▶ Job
Reproduce exactly the lines below, from the first one through the line containing "linewidth=1.5, joinstyle='miter', clip_on=False, zorder=z))", and omit any pictures.

#####

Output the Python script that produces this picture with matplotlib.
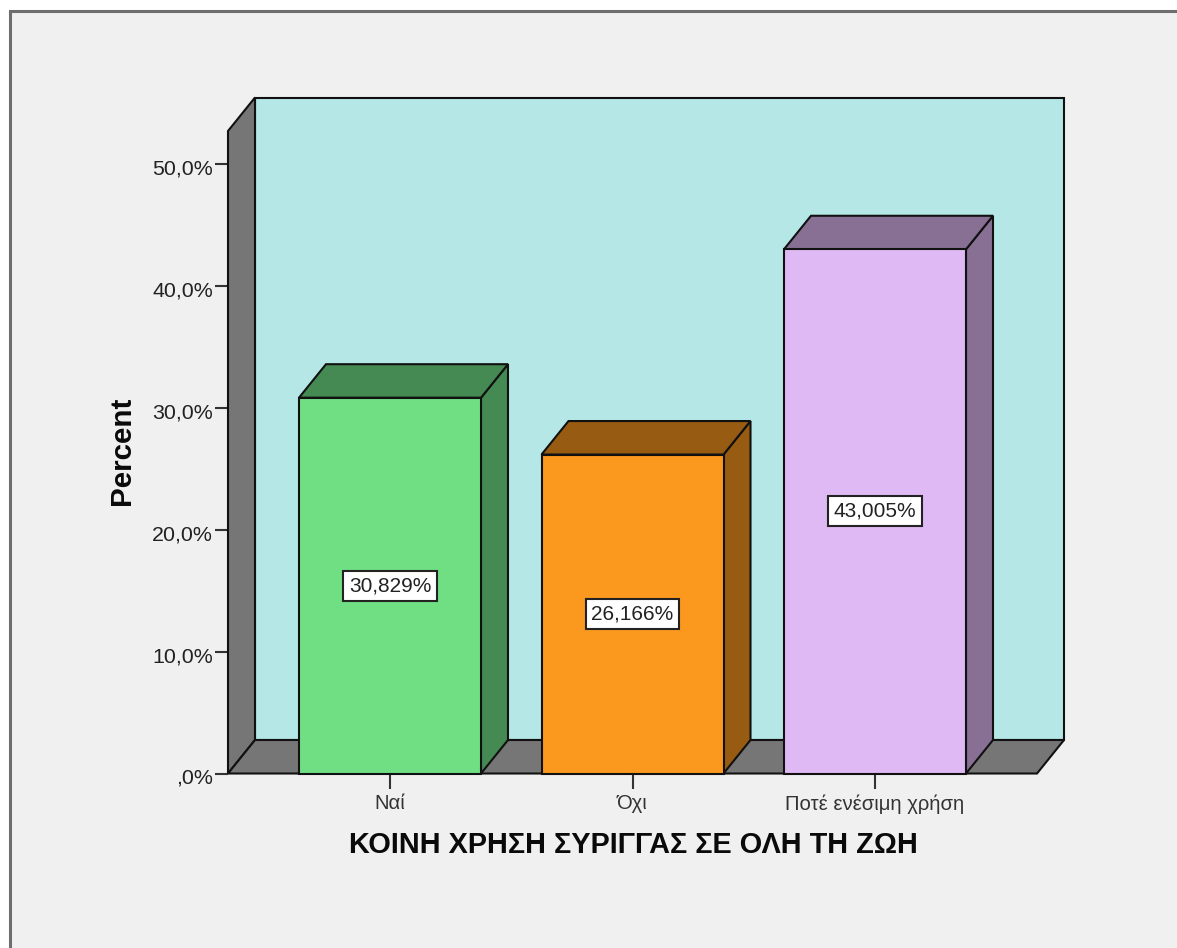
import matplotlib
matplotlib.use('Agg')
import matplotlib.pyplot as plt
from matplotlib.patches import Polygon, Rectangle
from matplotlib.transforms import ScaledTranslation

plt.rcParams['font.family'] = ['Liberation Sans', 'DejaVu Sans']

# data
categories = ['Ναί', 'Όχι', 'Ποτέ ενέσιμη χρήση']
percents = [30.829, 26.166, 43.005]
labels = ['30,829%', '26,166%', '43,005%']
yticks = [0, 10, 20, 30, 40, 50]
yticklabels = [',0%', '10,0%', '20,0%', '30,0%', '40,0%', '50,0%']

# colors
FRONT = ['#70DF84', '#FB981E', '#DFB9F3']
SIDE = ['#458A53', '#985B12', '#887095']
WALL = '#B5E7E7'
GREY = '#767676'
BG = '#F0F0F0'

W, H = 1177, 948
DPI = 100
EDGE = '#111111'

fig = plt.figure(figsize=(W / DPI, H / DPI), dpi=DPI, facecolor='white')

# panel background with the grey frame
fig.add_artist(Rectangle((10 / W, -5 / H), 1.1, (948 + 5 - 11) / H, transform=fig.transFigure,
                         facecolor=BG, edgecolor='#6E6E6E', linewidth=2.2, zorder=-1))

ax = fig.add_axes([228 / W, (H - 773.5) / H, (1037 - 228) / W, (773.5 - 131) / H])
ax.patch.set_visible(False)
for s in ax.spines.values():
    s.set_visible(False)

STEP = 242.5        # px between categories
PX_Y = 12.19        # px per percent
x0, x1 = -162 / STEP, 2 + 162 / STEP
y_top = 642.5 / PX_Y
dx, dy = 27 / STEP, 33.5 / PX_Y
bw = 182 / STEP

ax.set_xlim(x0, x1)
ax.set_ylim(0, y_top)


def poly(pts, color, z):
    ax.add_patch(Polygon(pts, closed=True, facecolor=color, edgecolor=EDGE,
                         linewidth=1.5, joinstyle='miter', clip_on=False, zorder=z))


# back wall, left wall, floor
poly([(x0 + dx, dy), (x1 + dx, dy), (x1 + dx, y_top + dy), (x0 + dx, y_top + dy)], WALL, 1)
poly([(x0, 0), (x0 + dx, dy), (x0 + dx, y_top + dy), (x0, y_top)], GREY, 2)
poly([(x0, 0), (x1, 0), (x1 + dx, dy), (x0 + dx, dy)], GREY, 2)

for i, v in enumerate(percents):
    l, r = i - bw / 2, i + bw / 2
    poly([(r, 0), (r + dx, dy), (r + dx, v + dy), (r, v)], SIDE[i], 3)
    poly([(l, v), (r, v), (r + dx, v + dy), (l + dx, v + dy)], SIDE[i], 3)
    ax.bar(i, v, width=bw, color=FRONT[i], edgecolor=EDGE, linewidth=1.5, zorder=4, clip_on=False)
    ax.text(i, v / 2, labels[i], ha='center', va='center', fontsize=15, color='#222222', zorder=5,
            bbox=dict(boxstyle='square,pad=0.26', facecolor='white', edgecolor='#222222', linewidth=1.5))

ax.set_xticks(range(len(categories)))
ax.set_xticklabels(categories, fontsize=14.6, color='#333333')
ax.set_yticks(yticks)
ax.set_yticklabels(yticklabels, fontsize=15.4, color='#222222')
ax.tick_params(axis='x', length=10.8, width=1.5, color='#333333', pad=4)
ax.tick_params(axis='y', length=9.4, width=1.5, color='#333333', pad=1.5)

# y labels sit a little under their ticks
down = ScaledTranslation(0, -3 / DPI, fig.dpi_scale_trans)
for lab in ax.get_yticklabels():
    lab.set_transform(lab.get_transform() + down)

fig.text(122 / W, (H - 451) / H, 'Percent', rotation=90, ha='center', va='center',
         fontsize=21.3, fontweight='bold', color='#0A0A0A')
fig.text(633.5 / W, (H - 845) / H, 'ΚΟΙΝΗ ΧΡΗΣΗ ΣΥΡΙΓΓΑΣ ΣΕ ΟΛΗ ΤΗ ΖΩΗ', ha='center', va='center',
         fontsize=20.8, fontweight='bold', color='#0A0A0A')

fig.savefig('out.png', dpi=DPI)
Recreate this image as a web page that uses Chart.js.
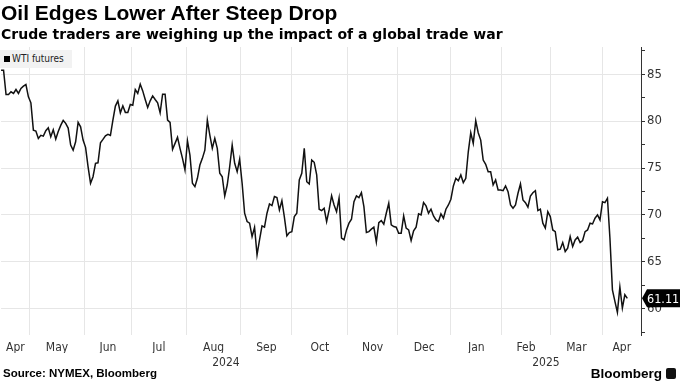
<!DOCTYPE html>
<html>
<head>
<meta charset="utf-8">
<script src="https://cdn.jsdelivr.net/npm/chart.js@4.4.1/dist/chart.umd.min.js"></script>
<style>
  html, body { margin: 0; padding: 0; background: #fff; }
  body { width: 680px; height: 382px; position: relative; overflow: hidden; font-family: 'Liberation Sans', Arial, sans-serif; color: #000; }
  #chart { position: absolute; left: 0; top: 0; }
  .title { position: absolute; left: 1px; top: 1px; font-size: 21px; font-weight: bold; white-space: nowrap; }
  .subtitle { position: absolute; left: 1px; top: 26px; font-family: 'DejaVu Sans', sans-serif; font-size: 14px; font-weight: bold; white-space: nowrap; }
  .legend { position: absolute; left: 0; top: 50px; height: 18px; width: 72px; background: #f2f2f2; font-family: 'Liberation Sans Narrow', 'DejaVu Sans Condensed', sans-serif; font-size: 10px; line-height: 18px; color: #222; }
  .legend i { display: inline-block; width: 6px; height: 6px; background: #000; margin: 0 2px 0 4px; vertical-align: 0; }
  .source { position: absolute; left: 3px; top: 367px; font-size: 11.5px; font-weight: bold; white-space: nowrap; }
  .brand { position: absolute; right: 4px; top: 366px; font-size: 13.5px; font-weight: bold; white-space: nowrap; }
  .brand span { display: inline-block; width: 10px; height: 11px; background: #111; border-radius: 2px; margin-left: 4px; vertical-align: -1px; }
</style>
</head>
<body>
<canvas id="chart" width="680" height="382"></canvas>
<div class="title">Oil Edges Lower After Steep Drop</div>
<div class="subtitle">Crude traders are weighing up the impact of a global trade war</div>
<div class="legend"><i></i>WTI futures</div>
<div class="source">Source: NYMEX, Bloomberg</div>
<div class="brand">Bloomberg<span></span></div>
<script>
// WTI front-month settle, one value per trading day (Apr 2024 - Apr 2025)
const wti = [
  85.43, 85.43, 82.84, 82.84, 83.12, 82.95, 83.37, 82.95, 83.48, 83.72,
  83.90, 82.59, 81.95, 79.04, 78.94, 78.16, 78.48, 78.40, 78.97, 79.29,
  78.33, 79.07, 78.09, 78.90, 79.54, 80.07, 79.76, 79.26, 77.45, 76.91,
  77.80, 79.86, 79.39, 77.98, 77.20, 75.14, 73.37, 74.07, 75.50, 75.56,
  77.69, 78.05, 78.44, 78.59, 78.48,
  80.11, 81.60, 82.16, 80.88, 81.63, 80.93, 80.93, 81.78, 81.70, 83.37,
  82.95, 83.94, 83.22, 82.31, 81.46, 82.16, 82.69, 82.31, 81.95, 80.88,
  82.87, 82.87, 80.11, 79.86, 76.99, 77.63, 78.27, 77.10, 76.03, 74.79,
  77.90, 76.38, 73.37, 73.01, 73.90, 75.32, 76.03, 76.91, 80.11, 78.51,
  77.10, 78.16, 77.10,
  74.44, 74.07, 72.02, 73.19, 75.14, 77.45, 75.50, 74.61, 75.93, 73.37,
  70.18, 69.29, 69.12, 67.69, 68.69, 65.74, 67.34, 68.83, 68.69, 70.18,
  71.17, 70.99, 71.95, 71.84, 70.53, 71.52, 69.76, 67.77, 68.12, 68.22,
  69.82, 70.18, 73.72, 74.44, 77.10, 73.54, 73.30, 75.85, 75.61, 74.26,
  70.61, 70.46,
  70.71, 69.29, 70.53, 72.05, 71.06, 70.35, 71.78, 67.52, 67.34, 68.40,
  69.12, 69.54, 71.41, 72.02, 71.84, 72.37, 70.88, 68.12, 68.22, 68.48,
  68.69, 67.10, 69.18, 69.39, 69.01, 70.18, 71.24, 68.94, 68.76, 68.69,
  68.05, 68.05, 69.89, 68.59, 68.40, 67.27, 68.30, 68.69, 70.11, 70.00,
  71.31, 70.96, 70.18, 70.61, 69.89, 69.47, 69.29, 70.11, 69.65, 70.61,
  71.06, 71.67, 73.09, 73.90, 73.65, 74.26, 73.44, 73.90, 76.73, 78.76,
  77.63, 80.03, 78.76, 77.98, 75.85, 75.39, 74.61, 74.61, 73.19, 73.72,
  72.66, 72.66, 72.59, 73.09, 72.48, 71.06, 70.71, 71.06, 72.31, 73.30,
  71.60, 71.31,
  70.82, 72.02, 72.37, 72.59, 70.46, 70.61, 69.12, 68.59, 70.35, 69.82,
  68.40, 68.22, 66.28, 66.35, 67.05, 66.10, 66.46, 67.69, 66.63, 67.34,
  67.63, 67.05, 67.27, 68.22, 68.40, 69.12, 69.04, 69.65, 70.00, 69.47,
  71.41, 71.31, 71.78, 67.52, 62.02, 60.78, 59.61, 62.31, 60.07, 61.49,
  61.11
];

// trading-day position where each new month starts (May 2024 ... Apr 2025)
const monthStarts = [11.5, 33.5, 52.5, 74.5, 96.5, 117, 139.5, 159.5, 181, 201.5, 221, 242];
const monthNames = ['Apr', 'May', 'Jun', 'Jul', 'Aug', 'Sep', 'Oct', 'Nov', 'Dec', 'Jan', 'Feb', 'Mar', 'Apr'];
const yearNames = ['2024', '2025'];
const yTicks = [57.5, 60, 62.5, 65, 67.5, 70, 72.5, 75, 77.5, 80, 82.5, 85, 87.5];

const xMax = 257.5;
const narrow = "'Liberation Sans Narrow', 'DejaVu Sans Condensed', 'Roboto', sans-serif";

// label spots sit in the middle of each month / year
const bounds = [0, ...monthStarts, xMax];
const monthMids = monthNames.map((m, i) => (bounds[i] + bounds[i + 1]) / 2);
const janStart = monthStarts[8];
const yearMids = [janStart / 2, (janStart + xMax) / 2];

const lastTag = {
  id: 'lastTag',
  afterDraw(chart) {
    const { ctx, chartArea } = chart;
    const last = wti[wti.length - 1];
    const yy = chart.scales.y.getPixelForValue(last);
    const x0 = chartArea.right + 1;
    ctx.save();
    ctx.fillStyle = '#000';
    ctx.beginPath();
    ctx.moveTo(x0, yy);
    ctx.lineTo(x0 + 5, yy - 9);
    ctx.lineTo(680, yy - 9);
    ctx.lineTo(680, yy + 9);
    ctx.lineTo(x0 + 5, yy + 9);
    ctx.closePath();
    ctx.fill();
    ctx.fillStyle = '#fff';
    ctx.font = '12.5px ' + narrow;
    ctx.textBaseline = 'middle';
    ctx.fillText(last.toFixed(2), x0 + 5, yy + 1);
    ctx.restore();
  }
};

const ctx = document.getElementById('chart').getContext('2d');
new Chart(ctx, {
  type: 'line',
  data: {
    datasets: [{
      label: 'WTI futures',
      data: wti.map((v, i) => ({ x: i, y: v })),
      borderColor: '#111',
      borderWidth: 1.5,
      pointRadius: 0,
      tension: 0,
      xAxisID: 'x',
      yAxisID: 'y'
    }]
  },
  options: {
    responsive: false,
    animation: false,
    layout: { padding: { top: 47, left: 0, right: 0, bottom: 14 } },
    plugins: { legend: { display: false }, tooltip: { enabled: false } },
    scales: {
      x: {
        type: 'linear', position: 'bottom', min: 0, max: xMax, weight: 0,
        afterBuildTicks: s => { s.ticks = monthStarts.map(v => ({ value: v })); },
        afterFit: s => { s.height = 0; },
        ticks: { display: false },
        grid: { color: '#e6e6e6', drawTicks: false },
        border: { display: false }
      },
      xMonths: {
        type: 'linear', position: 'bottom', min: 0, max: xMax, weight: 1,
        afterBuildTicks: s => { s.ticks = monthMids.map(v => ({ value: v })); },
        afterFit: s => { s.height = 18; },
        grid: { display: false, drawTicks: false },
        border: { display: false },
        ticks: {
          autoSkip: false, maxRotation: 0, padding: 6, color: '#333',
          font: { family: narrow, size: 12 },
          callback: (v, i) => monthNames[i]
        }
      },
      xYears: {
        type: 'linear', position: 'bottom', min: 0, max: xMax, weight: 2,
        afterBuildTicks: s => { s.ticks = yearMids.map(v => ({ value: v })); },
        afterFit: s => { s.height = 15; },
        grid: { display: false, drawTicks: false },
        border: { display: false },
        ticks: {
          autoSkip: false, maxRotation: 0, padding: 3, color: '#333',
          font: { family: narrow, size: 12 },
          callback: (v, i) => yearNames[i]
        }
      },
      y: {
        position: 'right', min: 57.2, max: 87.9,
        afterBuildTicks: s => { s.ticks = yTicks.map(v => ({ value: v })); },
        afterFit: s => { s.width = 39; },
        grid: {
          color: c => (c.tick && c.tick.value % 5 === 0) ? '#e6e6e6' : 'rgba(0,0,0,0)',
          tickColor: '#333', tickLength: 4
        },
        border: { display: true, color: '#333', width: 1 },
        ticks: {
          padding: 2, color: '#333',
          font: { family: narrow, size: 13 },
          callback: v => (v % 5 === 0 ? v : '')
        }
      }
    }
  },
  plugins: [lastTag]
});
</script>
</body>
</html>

#####

▶ Result below
Output the Python script that produces this picture with matplotlib.
import matplotlib
matplotlib.use('Agg')
import matplotlib.pyplot as plt
from matplotlib.patches import Polygon, Rectangle
from matplotlib.transforms import ScaledTranslation

plt.rcParams['font.family'] = ['Liberation Sans', 'DejaVu Sans']

# data
categories = ['Ναί', 'Όχι', 'Ποτέ ενέσιμη χρήση']
percents = [30.829, 26.166, 43.005]
labels = ['30,829%', '26,166%', '43,005%']
yticks = [0, 10, 20, 30, 40, 50]
yticklabels = [',0%', '10,0%', '20,0%', '30,0%', '40,0%', '50,0%']

# colors
FRONT = ['#70DF84', '#FB981E', '#DFB9F3']
SIDE = ['#458A53', '#985B12', '#887095']
WALL = '#B5E7E7'
GREY = '#767676'
BG = '#F0F0F0'

W, H = 1177, 948
DPI = 100
EDGE = '#111111'

fig = plt.figure(figsize=(W / DPI, H / DPI), dpi=DPI, facecolor='white')

# panel background with the grey frame
fig.add_artist(Rectangle((10 / W, -5 / H), 1.1, (948 + 5 - 11) / H, transform=fig.transFigure,
                         facecolor=BG, edgecolor='#6E6E6E', linewidth=2.2, zorder=-1))

ax = fig.add_axes([228 / W, (H - 773.5) / H, (1037 - 228) / W, (773.5 - 131) / H])
ax.patch.set_visible(False)
for s in ax.spines.values():
    s.set_visible(False)

STEP = 242.5        # px between categories
PX_Y = 12.19        # px per percent
x0, x1 = -162 / STEP, 2 + 162 / STEP
y_top = 642.5 / PX_Y
dx, dy = 27 / STEP, 33.5 / PX_Y
bw = 182 / STEP

ax.set_xlim(x0, x1)
ax.set_ylim(0, y_top)


def poly(pts, color, z):
    ax.add_patch(Polygon(pts, closed=True, facecolor=color, edgecolor=EDGE,
                         linewidth=1.5, joinstyle='miter', clip_on=False, zorder=z))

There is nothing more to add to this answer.